Virginia Tech's Collegiate Times and the University of Virginia's Cavalier Daily challenged the ban. U.S. Magistrate Judge M. Hannah Lauck ruled last year that the regulations violated campus newspapers' free-speech rights. She also said there was no proof that the ban deterred drinking by college students under age 21. The state appealed.

Assistant Attorney General Catherine Hill urged a three-judge panel of the 4th U.S. Court of Appeals to revive the regulations, which ban ads for beer, wine and mixed drinks in student-run publications unless they're in the context of an ad for a restaurant. The regulations also ban the phrase "happy hour" and references to specific mixed drinks.

Hill said Lauck "ignored empirical evidence that there is a correlation between alcohol advertising and underage drinking."

However, attorney Rebecca Glenberg of the American Civil Liberties Union argued that most readers of the U.Va. and Tech newspapers ? including graduate students, faculty and staff ? are 21 or older. She also said the government cannot justify targeting student newspapers when other publications available on campus are free to run liquor ads.

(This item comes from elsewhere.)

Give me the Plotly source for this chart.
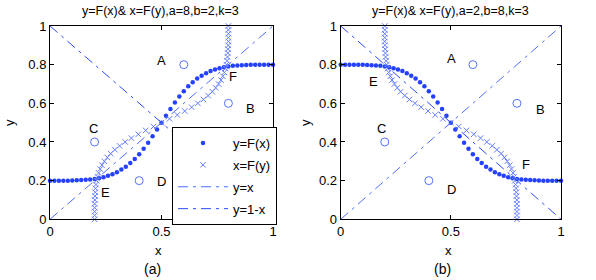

The University of Pittsburgh's student newspaper, Pitt News, successfully challenged similar restrictions in 2004. In an opinion written by Samuel Alito, now a U.S. Supreme Court Justice, the 3rd U.S. Circuit Court of Appeals held that the ban imposed an unfair financial burden on student-run publications and hindered their free-speech rights.

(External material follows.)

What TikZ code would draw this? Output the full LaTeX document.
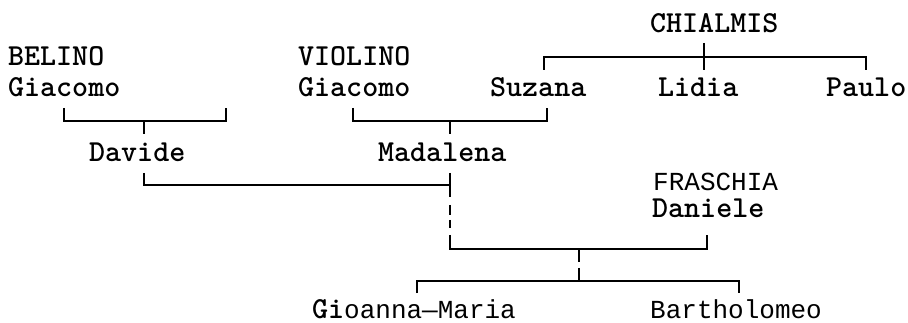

Judge Dennis Shedd of the 4th Circuit said advertisers have plenty of other outlets, including local newspapers and radio, for getting their message to students.

"That's the reason the state should always be looking for alternatives to advertising bans to achieve their ends," Glenberg said.

Much of the hearing centered on whether the case should deal only with how the regulation applies to the U.Va. and Tech newspapers. Lauck's ruling invalidated the ban for all college newspapers in the state.

"The only evidence before the court was specific to two newspapers," Hill said. She said that while the majority of students at U.Va. and Tech may be 21 or older, "we don't know the ages at other schools that don't have large graduate programs."

The court usually takes several weeks to issue a ruling.